Второй случай экзотики: побольше нанизать местных словечек. «Женщина, преступившая грозный закон шариата, женщина, снявшая паранджу и чачван, бежала по сонным улицам кишлака…» (Чернявский).

Братья писатели! Будем о том, что ближе!..

Кроме экзотики, есть еще легкомыслие. По-деликатному это называется — дилетантизм. Стало уже модой, кажется — съездить на три недели заграницу, осмотреть ее «в окно своей кареты» и выпустить потом такую книжку, которая дает все основания нашим врагам (из внешних) праздновать дешевые победы над очеркизмом.

Ох, дилетантизм — большой порок! И легкомыслие — также…

Есть ли еще враги? Есть. И серьезные.

Отсутствие определенной целевой установки очеркиста все еще имеет место кое-где в наших писаниях. Факты фиксируются ради фактов. А это уж похоже на «пописывание» и ничего общего с необходимым очеркизмом не имеет…

Есть еще кое-где и вульгаризация. Явления берутся вне динамики. Отсюда — и бездейственность и подозрительный эпизм…

Заключение

Литература русская — на трудном переломе. Гальванизируемый труп поучительной беллетристики все еще камнем виснет над сознанием наших издателей. Но правильный уже прокладывает путь литература факта. Молодым нашим товарищам писателям необходимо разобраться:

— С кем идти?

Ответ на этот вопрос был бы не очень труден, если б можно было подходить к нему чисто умозрительно, исходя лишь из потребностей времени и игнорируя тяжелый груз традиций и писательских навыков. А тут еще потребности мещанского читателя! Воистину, легче мещанину войти в царство небесное отвлекающей выдумки, нежели развращенному зиф’ами [т. е. «мещанскими», по мнению ЛЕФа, издательствами вроде «Земли и фабрики»] писателю облечься в верблюжью шкуру строителя. Вот тут-то и начинается отыгрывание на тематике. Товарищи думают, что стоит только революцию подать не по-пильнячьи, как революция в литературе тотчас осуществится. Нет, это дело все же труднее.

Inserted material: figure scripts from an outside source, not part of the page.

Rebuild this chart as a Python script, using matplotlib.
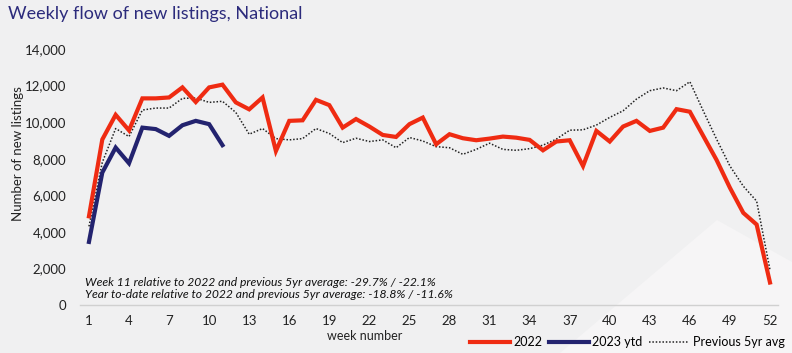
import matplotlib
matplotlib.use("Agg")
import matplotlib.pyplot as plt
from matplotlib.patches import Polygon

# --- weekly flow of new listings, national ---

weeks = list(range(1, 53))
x_ticks = list(range(1, 53, 3))

listings_2022 = [4850, 9050, 10400, 9550, 11300, 11300, 11350, 11900, 11100, 11900,
                 12050, 11080, 10700, 11350, 8420, 10070, 10100, 11220, 10930, 9700,
                 10170, 9760, 9300, 9190, 9890, 10250, 8790, 9340, 9120, 9010,
                 9100, 9210, 9150, 9030, 8460, 8940, 9010, 7600, 9520, 8940,
                 9760, 10070, 9520, 9700, 10710, 10570, 9250, 7930, 6410, 5040,
                 4400, 1230]

listings_2023 = [3450, 7240, 8610, 7750, 9700, 9620, 9250, 9830, 10070, 9890, 8740]

prev_5yr_avg = [4300, 7800, 9650, 9210, 10660, 10770, 10770, 11300, 11320, 11080,
                11140, 10530, 9340, 9650, 9100, 9030, 9100, 9650, 9380, 8880,
                9120, 8940, 9030, 8600, 9160, 8970, 8660, 8600, 8240, 8510,
                8850, 8510, 8460, 8550, 8740, 9070, 9560, 9580, 9840, 10260,
                10620, 11260, 11720, 11870, 11720, 12210, 10620, 9070, 7600, 6500,
                5680, 1920]

notes = ["Week 11 relative to 2022 and previous 5yr average: -29.7% / -22.1%",
         "Year to-date relative to 2022 and previous 5yr average: -18.8% / -11.6%"]

RED = "#ef2b12"
NAVY = "#23236f"
TITLE = "#2c2b7c"

plt.rcParams["font.family"] = ["Lato", "DejaVu Sans"]

fig = plt.figure(figsize=(7.92, 3.53), dpi=100)
fig.patch.set_facecolor("#f0f0f1")

# light background shape in the lower right (behind the chart)
fig.patches.append(Polygon([(560 / 792, 0), (717 / 792, 1 - 220 / 353),
                            (792 / 792, 1 - 262 / 353), (1, 0)],
                           closed=True, transform=fig.transFigure,
                           facecolor="#f6f5f6", edgecolor="none", zorder=-5))

ax = fig.add_axes([80 / 792, 1 - 305 / 353, 698 / 792, 256 / 353])
ax.set_facecolor("none")
ax.set_zorder(1)

ax.plot(weeks, prev_5yr_avg, color="#222222", linewidth=1.1, linestyle=(0, (1, 1.2)),
        label="Previous 5yr avg", zorder=2)
ax.plot(weeks, listings_2022, color=RED, linewidth=3.0, label="2022", zorder=3,
        solid_joinstyle="miter")
ax.plot(weeks[:len(listings_2023)], listings_2023, color=NAVY, linewidth=3.0,
        label="2023 ytd", zorder=4, solid_joinstyle="miter")

ax.set_xlim(0.33, 52.6)
ax.set_ylim(0, 14000)
ax.set_xticks(x_ticks)
ax.set_yticks(range(0, 14001, 2000))
ax.set_yticklabels([f"{v:,}" for v in range(0, 14001, 2000)])
ax.tick_params(axis="both", length=0, labelsize=9.5, colors="#222222")
ax.tick_params(axis="x", pad=7)
ax.tick_params(axis="y", pad=10)

for side in ["top", "right", "left"]:
    ax.spines[side].set_visible(False)
ax.spines["bottom"].set_color("#d0d0d0")
ax.spines["bottom"].set_linewidth(1.0)

ax.set_ylabel("Number of new listings", fontsize=9.5, color="#222222")
ax.yaxis.set_label_coords(-0.08, 0.59)

fig.text(365 / 792, 1 - 336 / 353, "week number", fontsize=9, color="#222222",
         ha="center", va="center")

fig.text(85 / 792, 1 - 282 / 353, notes[0], fontsize=8.7, style="italic",
         color="#111111", va="center")
fig.text(85 / 792, 1 - 295 / 353, notes[1], fontsize=8.7, style="italic",
         color="#111111", va="center")

fig.text(8 / 792, 1 - 14 / 353, "Weekly flow of new listings, National",
         fontsize=13, color=TITLE, va="center")

handles, labels = ax.get_legend_handles_labels()
order = [1, 2, 0]
fig.legend([handles[i] for i in order], [labels[i] for i in order],
           loc="center right", bbox_to_anchor=(1.0, 1 - 342 / 353), ncol=3,
           frameon=False, fontsize=9, handlelength=3.2, handletextpad=0.3,
           columnspacing=0.5, borderaxespad=0.2)

fig.savefig("out.png", dpi=100, facecolor=fig.get_facecolor())
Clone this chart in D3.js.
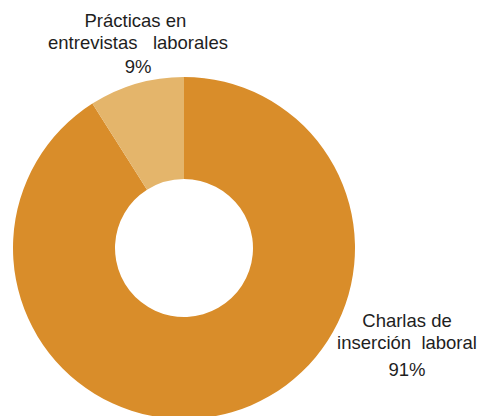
<!DOCTYPE html>
<html>
<head>
<meta charset="utf-8">
<script src="https://cdn.jsdelivr.net/npm/d3@7"></script>
<style>
  html, body { margin: 0; padding: 0; background: #fff; }
  svg { display: block; }
  text { font-family: "Liberation Sans", Arial, sans-serif; fill: #1e1e1e; }
</style>
</head>
<body>
<svg id="chart" width="482" height="416"></svg>
<script>
// Distribución de actividades (porcentaje)
const categories = ["Charlas de inserción laboral", "Prácticas en entrevistas laborales"];
const values = [91, 9];
const valueLabels = ["91%", "9%"];
const labelLines = [["Charlas de", "inserción  laboral"], ["Prácticas en ", "entrevistas   laborales"]];
const colors = ["#D98D2A", "#E4B56B"];

const svg = d3.select("#chart");
const cx = 184, cy = 248, outerR = 171, innerR = 69;

const pie = d3.pie().sort(null).value(d => d.value);
const arcs = pie(categories.map((c, i) => ({ name: c, value: values[i] })));
const arc = d3.arc().innerRadius(innerR).outerRadius(outerR);

const g = svg.append("g").attr("transform", `translate(${cx},${cy})`);
g.selectAll("path")
  .data(arcs)
  .join("path")
  .attr("d", arc)
  .attr("fill", (d, i) => colors[i]);

// Etiquetas de cada sector
const labelPos = [
  { x: 407, ys: [327, 349, 376] },
  { x: 138, ys: [27, 49, 73] }
];
labelPos.forEach((p, i) => {
  const t = svg.append("g");
  const lines = labelLines[i].concat([valueLabels[i]]);
  lines.forEach((line, j) => {
    t.append("text")
      .attr("x", p.x)
      .attr("y", p.ys[j])
      .attr("text-anchor", "middle")
      .attr("font-size", 18.5)
      .attr("xml:space", "preserve")
      .style("white-space", "pre")
      .text(line);
  });
});
</script>
</body>
</html>
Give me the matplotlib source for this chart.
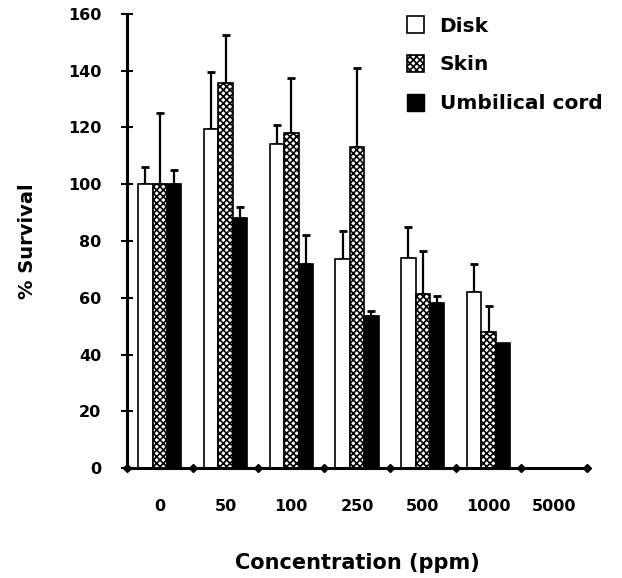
import numpy as np
import matplotlib.pyplot as plt
from matplotlib.patches import Patch

plt.rcParams['font.family'] = ['DejaVu Sans']
plt.rcParams['font.weight'] = 'bold'
plt.rcParams['hatch.linewidth'] = 1.2

concentrations = ['0', '50', '100', '250', '500', '1000', '5000']

# % survival, mean and upper error (no data at 5000 ppm)
disk = [100, 119.5, 114, 73.5, 74, 62]
disk_err = [6, 20, 7, 10, 11, 10]
skin = [100, 135.5, 118, 113, 61.5, 48]
skin_err = [25, 17, 19.5, 28, 15, 9]
cord = [100, 88, 72, 53.5, 58, 44]
cord_err = [5, 4, 10, 2, 2.5, 0]

fig = plt.figure(figsize=(6.22, 5.78), dpi=100)
ax = fig.add_axes([0.204, 0.19, 0.74, 0.786])

w = 0.22
x = np.arange(len(disk))
series = [
    (disk, disk_err, -w, dict(color='white', edgecolor='black', linewidth=1.2)),
    (skin, skin_err, 0, dict(color='white', edgecolor='black', hatch='xxxxx', linewidth=1.2)),
    (cord, cord_err, w, dict(color='black', edgecolor='black', linewidth=1.2)),
]
for vals, errs, off, style in series:
    ax.bar(x + off, vals, w, zorder=2, **style)
    errs = np.array(errs, dtype=float)
    keep = errs > 0
    ax.errorbar((x + off)[keep], np.array(vals)[keep],
                yerr=[np.zeros(keep.sum()), errs[keep]],
                fmt='none', ecolor='black', elinewidth=1.6,
                capsize=3, capthick=2, zorder=1)

ax.set_xlim(-0.5, len(concentrations) - 0.5)
ax.set_ylim(0, 160)
ax.set_yticks(np.arange(0, 161, 20))
ax.set_xticks(np.arange(len(concentrations)))
ax.set_xticklabels(concentrations)

# diamond markers at the group boundaries on the x axis
bounds = np.arange(len(concentrations) + 1) - 0.5
ax.plot(bounds, np.zeros_like(bounds), 'kD', ms=4, clip_on=False, zorder=5)

for side in ['top', 'right']:
    ax.spines[side].set_visible(False)
for side in ['left', 'bottom']:
    ax.spines[side].set_linewidth(2.2)

ax.tick_params(axis='y', direction='inout', length=9, width=1.5,
               labelsize=11.5, pad=14)
ax.tick_params(axis='x', length=0, labelsize=11.5, pad=22)

ax.set_ylabel('% Survival', fontsize=14, fontweight='bold', labelpad=22)
ax.set_xlabel('Concentration (ppm)', fontsize=15, fontweight='bold', labelpad=28)

handles = [
    Patch(facecolor='white', edgecolor='black', linewidth=1.2),
    Patch(facecolor='white', edgecolor='black', hatch='xxxxx', linewidth=1.2),
    Patch(facecolor='black', edgecolor='black'),
]
ax.legend(handles, ['Disk', 'Skin', 'Umbilical cord'], loc='upper left',
          bbox_to_anchor=(0.57, 1.035), frameon=False,
          handlelength=0.85, handleheight=0.95, labelspacing=0.95,
          handletextpad=0.75, prop={'weight': 'bold', 'size': 14.5})

fig.savefig('out.png', dpi=100)
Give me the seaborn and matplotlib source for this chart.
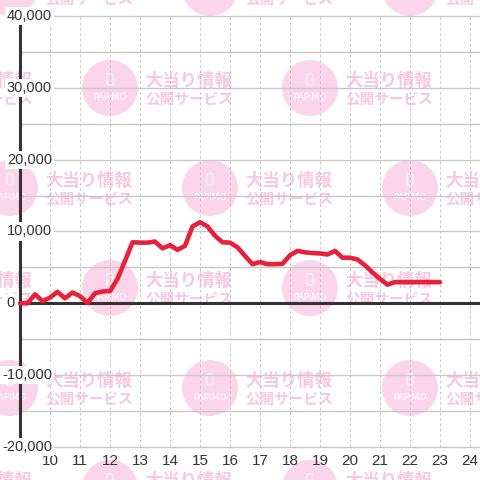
import matplotlib
matplotlib.use("Agg")
import matplotlib.pyplot as plt
import matplotlib.transforms as mtransforms
from matplotlib.patches import Circle, FancyBboxPatch
import pandas as pd
import seaborn as sns

# data (time of day -> balance)
times = ["9:00", "9:15", "9:30", "9:45", "10:00", "10:15", "10:30", "10:45",
         "11:00", "11:15", "11:30", "11:45", "12:00", "12:15", "12:30", "12:45",
         "13:00", "13:15", "13:30", "13:45", "14:00", "14:15", "14:30", "14:45",
         "15:00", "15:15", "15:30", "15:45", "16:00", "16:15", "16:30", "16:45",
         "17:00", "17:15", "17:30", "17:45", "18:00", "18:15", "18:30", "18:45",
         "19:00", "19:15", "19:30", "19:45", "20:00", "20:15", "20:30", "20:45",
         "21:00", "21:15", "21:30", "21:45", "22:00", "22:15", "22:30", "22:45",
         "23:00"]
values = [0, 0, 1250, 300, 800, 1600, 700, 1500,
          1000, 50, 1400, 1650, 1700, 3400, 5900, 8500,
          8450, 8450, 8600, 7650, 8100, 7450, 8000, 10700,
          11300, 10700, 9400, 8500, 8450, 7800, 6600, 5450,
          5750, 5450, 5450, 5500, 6700, 7300, 7100, 7000,
          6950, 6800, 7300, 6350, 6350, 6100, 5300, 4300,
          3400, 2600, 2950, 2950, 2950, 2950, 2950, 2950,
          2950]
x_ticks = list(range(10, 25))
y_labels = [-20000, -10000, 0, 10000, 20000, 30000, 40000]
y_grid = [-20000, -15000, -10000, -5000, 5000, 10000, 15000, 20000,
          25000, 30000, 35000, 40000]


def to_hour(t):
    h, m = t.split(":")
    return int(h) + int(m) / 60


df = pd.DataFrame({"hour": [to_hour(t) for t in times], "value": values})

sns.set_style("white")
plt.rcParams["font.family"] = ["Liberation Sans", "DejaVu Sans"]

fig = plt.figure(figsize=(4.8, 4.8), dpi=100)
fig.patch.set_facecolor("white")

# watermark layer (pixel coords)
bg = fig.add_axes([0, 0, 1, 1], zorder=0)
bg.set_xlim(0, 480)
bg.set_ylim(480, 0)
bg.axis("off")
pink = "#fbd5ea"
pink_txt = "#f7c8e0"
jp = ["Noto Sans CJK JP", "DejaVu Sans"]
for r, cy in enumerate(range(-12, 560, 100)):
    start = -190 if r % 2 == 0 else -90
    for cx in range(start, 560, 200):
        bg.add_patch(Circle((cx, cy), 28, facecolor=pink, edgecolor="none"))
        bg.add_patch(FancyBboxPatch((cx - 3, cy - 14), 6, 11,
                                    boxstyle="round,pad=0,rounding_size=1.2",
                                    fc="none", ec="white", lw=0.7))
        bg.text(cx, cy + 10, "PAPiMO", color="white", fontsize=6.5,
                ha="center", va="center", family=["DejaVu Sans"])
        bg.text(cx + 35, cy - 7.5, "大当り情報", color=pink_txt, fontsize=12.5,
                fontweight="bold", ha="left", va="center", family=jp)
        bg.text(cx + 35, cy + 11, "公開サービス", color=pink_txt, fontsize=10.5,
                fontweight="bold", ha="left", va="center", family=jp)

# main chart
ax = fig.add_axes([20 / 480, 33 / 480, 460 / 480, 431 / 480], zorder=1)
ax.set_facecolor("none")
ax.set_xlim(9, 9 + 460 / 30)
ax.set_ylim(-20000, 40000)

for v in y_grid:
    ax.axhline(v, color="#c8c8c8", lw=1, zorder=1, clip_on=False)
for h in x_ticks:
    ax.axvline(h, color="#c4c4c4", lw=0.7, ls=(0, (2.5, 3)), zorder=1)
ax.axhline(0, color="#333333", lw=2.2, zorder=2)

sns.lineplot(data=df, x="hour", y="value", color="#e8213a", lw=3.3, ax=ax, zorder=4)
line = ax.lines[-1]
line.set_solid_joinstyle("round")
line.set_solid_capstyle("round")
line.set_clip_on(False)

ax.set_xlabel("")
ax.set_ylabel("")
ax.set_xticks(x_ticks)
ax.set_xticklabels([str(h) for h in x_ticks])
ax.set_yticks([])
ax.tick_params(axis="x", length=0, pad=5, labelsize=11, labelcolor="#333333")

for s in ["top", "right", "bottom"]:
    ax.spines[s].set_visible(False)
ax.spines["left"].set_color("#333333")
ax.spines["left"].set_linewidth(2.2)

trans = mtransforms.blended_transform_factory(fig.transFigure, ax.transData)
for v in y_labels:
    x_px = 15 if v == 0 else 52
    ax.text(x_px / 480, v, f"{v:,}", transform=trans, ha="right", va="center",
            fontsize=10.5, color="#333333", zorder=5, clip_on=False,
            bbox=dict(fc="white", ec="none", pad=1.5))

fig.savefig("out.png", dpi=100)
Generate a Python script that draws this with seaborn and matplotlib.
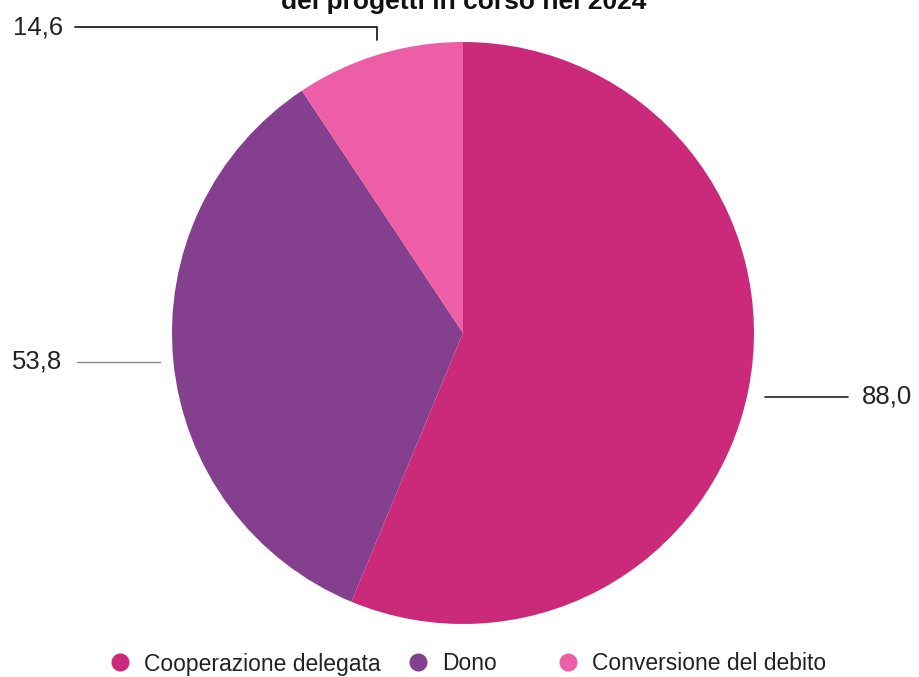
import matplotlib
matplotlib.use("Agg")
import matplotlib.pyplot as plt
from matplotlib.lines import Line2D
from matplotlib.legend import Legend
import seaborn as sns

categories = ["Cooperazione delegata", "Dono", "Conversione del debito"]
values = [88.0, 53.8, 14.6]
value_labels = ["88,0", "53,8", "14,6"]
colors_hex = ["#CB2A7B", "#84408E", "#EE5EA6"]
title_visible = "dei progetti in corso nel 2024"

sns.set_theme(style="white")
plt.rcParams['font.family'] = ['Liberation Sans', 'DejaVu Sans']
palette = sns.color_palette(colors_hex)

W, H = 920, 677
fig = plt.figure(figsize=(W / 100, H / 100), dpi=100)
ax = fig.add_axes([0, 0, 1, 1])

def Y(py):
    return H - py

cx, cy, r = 463, 333, 291
ax.pie(values, colors=palette, startangle=90, counterclock=False,
       center=(cx, Y(cy)), radius=r, frame=True,
       wedgeprops=dict(linewidth=0))
ax.set_xlim(0, W)
ax.set_ylim(0, H)
ax.axis("off")

# title (partly cut off at top, as in the reference)
ax.text(464, Y(9), title_visible, ha="center", va="baseline",
        fontsize=19, fontweight="bold", color="#111111")

lab_fs = 18.5
# Cooperazione delegata
ax.plot([765, 848], [Y(397), Y(397)], color="#222222", lw=1.2)
ax.text(862, Y(397), value_labels[0], ha="left", va="center", fontsize=lab_fs, color="#222222")
# Dono
ax.plot([77, 160], [Y(362), Y(362)], color="#888888", lw=1.0)
ax.text(62, Y(362), value_labels[1], ha="right", va="center", fontsize=lab_fs, color="#222222")
# Conversione del debito
ax.plot([75, 377, 377], [Y(27), Y(27), Y(40)], color="#222222", lw=1.3)
ax.text(63, Y(27), value_labels[2], ha="right", va="center", fontsize=lab_fs, color="#222222")

# legend: one entry per legend box, placed at the reference marker positions
marker_x = [120, 418, 568]
for cat, col, mx in zip(categories, palette, marker_x):
    h = Line2D([0], [0], marker="o", linestyle="", markersize=13,
               markerfacecolor=col, markeredgewidth=0)
    leg = Legend(ax, [h], [cat], loc="center left",
                 bbox_to_anchor=((mx - 11.5) / W, 1 - 664 / H),
                 frameon=False, fontsize=16.5, handletextpad=0.55,
                 handlelength=1.0, borderaxespad=0, borderpad=0,
                 labelcolor="#222222")
    ax.add_artist(leg)

fig.savefig("out.png", dpi=100)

Кто хоть сколько-нибудь знаком с диалектикой литературных жанров, может засвидетельствовать, что всякая исторически необходимая форма ощущается впервые как факт, во второй же раз она работает только как пародия. Форма неотделима от социальной функции. Вот почему, перетаскивая чужую форму, мы естественно заимствуем нечто и от функции. Тут нужно прямо сказать: чем пародийно-откровеннее используем мы старую форму, тем менее опасность функционального заражения, и — чем серьезнее играют зиф’ы в беллетристику, тем лучше для… поповства.

Беллетристика — опиум для народа. Противозифие — в литературе факта.

Только решительный переход на новые, рационально-действенные приемы спасет нашу литературу от гниения. Одними тематическими привнесениями делу не поможешь. Нужно перевести самое дело литучебы на новые рельсы. Нужно решительно покончить с шаманством литературных попов.

Борьба литературных жанров есть такая же борьба общественных групп и классов, как и всякое иное столкновение надстроек. Действенным призывом к низвержению чуждых приемов начинается и кончается «писательская памятка».